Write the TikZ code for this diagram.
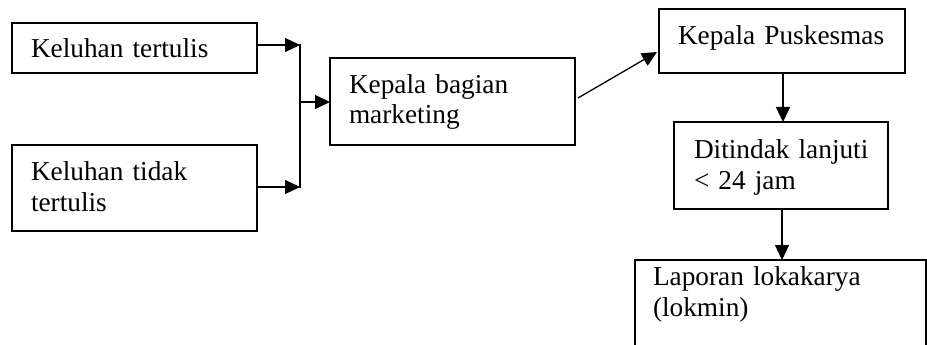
\documentclass[tikz,border=0pt]{standalone}
\usepackage{fontspec}
\setmainfont{Liberation Serif}
\usetikzlibrary{arrows.meta}

\tikzset{
  flowbox/.style={draw, line width=1.4pt, rectangle, anchor=north west,
    inner xsep=19pt, inner ysep=0pt, outer sep=0pt, align=left,
    font=\fontsize{27.3}{31}\selectfont},
  flowarrow/.style={line width=1.3pt, -{Triangle[length=15pt,width=14pt]}},
  flowline/.style={line width=1.3pt}
}

\begin{document}
\begin{tikzpicture}[x=1pt,y=-1pt]
  \useasboundingbox (0,0) rectangle (927,345);
  \clip (0,0) rectangle (927,345);

  % complaint sources
  \node[flowbox, text width=207pt, text height=35pt, text depth=15pt]
    (tertulis) at (12,23) {\mbox{Keluhan tertulis}};
  \node[flowbox, text width=207pt, text height=35pt, text depth=51pt]
    (tidak) at (12,145) {\mbox{Keluhan tidak}\\\mbox{tertulis}};

  % handling chain
  \node[flowbox, text width=207pt, text height=35pt, text depth=52pt]
    (marketing) at (330,58) {\mbox{Kepala bagian}\\\mbox{marketing}};
  \node[flowbox, text width=208pt, text height=36pt, text depth=28pt]
    (kapus) at (659,9) {\mbox{Kepala Puskesmas}};
  \node[flowbox, inner xsep=20pt, text width=174pt, text height=36pt, text depth=51pt]
    (tindak) at (674,122) {\mbox{Ditindak lanjuti}\\\mbox{< 24 jam}};
  \node[flowbox, inner xsep=18pt, text width=255pt, text height=25pt, text depth=95pt]
    (laporan) at (635,260) {\mbox{Laporan lokakarya}\\\mbox{(lokmin)}};

  % merge bracket
  \coordinate (jtop) at (300,45);
  \coordinate (jbot) at (300,187);
  \coordinate (jmid) at (300,102);

  \draw[flowarrow] (tertulis.east |- jtop) -- (jtop);
  \draw[flowarrow] (tidak.east |- jbot) -- (jbot);
  \draw[flowline, line cap=rect] (jtop) -- (jbot);
  \draw[flowarrow] (jmid) -- (jmid -| marketing.west);

  % onward flow
  \draw[flowarrow] ([xshift=3pt,yshift=3.5pt]marketing.east)
    -- ([xshift=-2pt,yshift=-11pt]kapus.west);
  \draw[flowarrow] ([xshift=1pt]kapus.south) -- ([xshift=1pt]kapus.south |- tindak.north);
  \draw[flowarrow] ([xshift=1pt]tindak.south) -- ([xshift=1pt]tindak.south |- laporan.north);
\end{tikzpicture}
\end{document}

———

Without including any pictures, reproduce the listing exactly.

• REPLY TO THE EXERCISE
Write the TikZ code for this diagram.
\documentclass[tikz,border=0pt]{standalone}
\usepackage{fontspec}
\setmainfont{Liberation Serif}
\usetikzlibrary{arrows.meta}

\tikzset{
  flowbox/.style={draw, line width=1.4pt, rectangle, anchor=north west,
    inner xsep=19pt, inner ysep=0pt, outer sep=0pt, align=left,
    font=\fontsize{27.3}{31}\selectfont},
  flowarrow/.style={line width=1.3pt, -{Triangle[length=15pt,width=14pt]}},
  flowline/.style={line width=1.3pt}
}

\begin{document}
\begin{tikzpicture}[x=1pt,y=-1pt]
  \useasboundingbox (0,0) rectangle (927,345);
  \clip (0,0) rectangle (927,345);

  % complaint sources
  \node[flowbox, text width=207pt, text height=35pt, text depth=15pt]
    (tertulis) at (12,23) {\mbox{Keluhan tertulis}};
  \node[flowbox, text width=207pt, text height=35pt, text depth=51pt]
    (tidak) at (12,145) {\mbox{Keluhan tidak}\\\mbox{tertulis}};

  % handling chain
  \node[flowbox, text width=207pt, text height=35pt, text depth=52pt]
    (marketing) at (330,58) {\mbox{Kepala bagian}\\\mbox{marketing}};
  \node[flowbox, text width=208pt, text height=36pt, text depth=28pt]
    (kapus) at (659,9) {\mbox{Kepala Puskesmas}};
  \node[flowbox, inner xsep=20pt, text width=174pt, text height=36pt, text depth=51pt]
    (tindak) at (674,122) {\mbox{Ditindak lanjuti}\\\mbox{< 24 jam}};
  \node[flowbox, inner xsep=18pt, text width=255pt, text height=25pt, text depth=95pt]
    (laporan) at (635,260) {\mbox{Laporan lokakarya}\\\mbox{(lokmin)}};

  % merge bracket
  \coordinate (jtop) at (300,45);
  \coordinate (jbot) at (300,187);
  \coordinate (jmid) at (300,102);

  \draw[flowarrow] (tertulis.east |- jtop) -- (jtop);
  \draw[flowarrow] (tidak.east |- jbot) -- (jbot);
  \draw[flowline, line cap=rect] (jtop) -- (jbot);
  \draw[flowarrow] (jmid) -- (jmid -| marketing.west);

  % onward flow
  \draw[flowarrow] ([xshift=3pt,yshift=3.5pt]marketing.east)
    -- ([xshift=-2pt,yshift=-11pt]kapus.west);
  \draw[flowarrow] ([xshift=1pt]kapus.south) -- ([xshift=1pt]kapus.south |- tindak.north);
  \draw[flowarrow] ([xshift=1pt]tindak.south) -- ([xshift=1pt]tindak.south |- laporan.north);
\end{tikzpicture}
\end{document}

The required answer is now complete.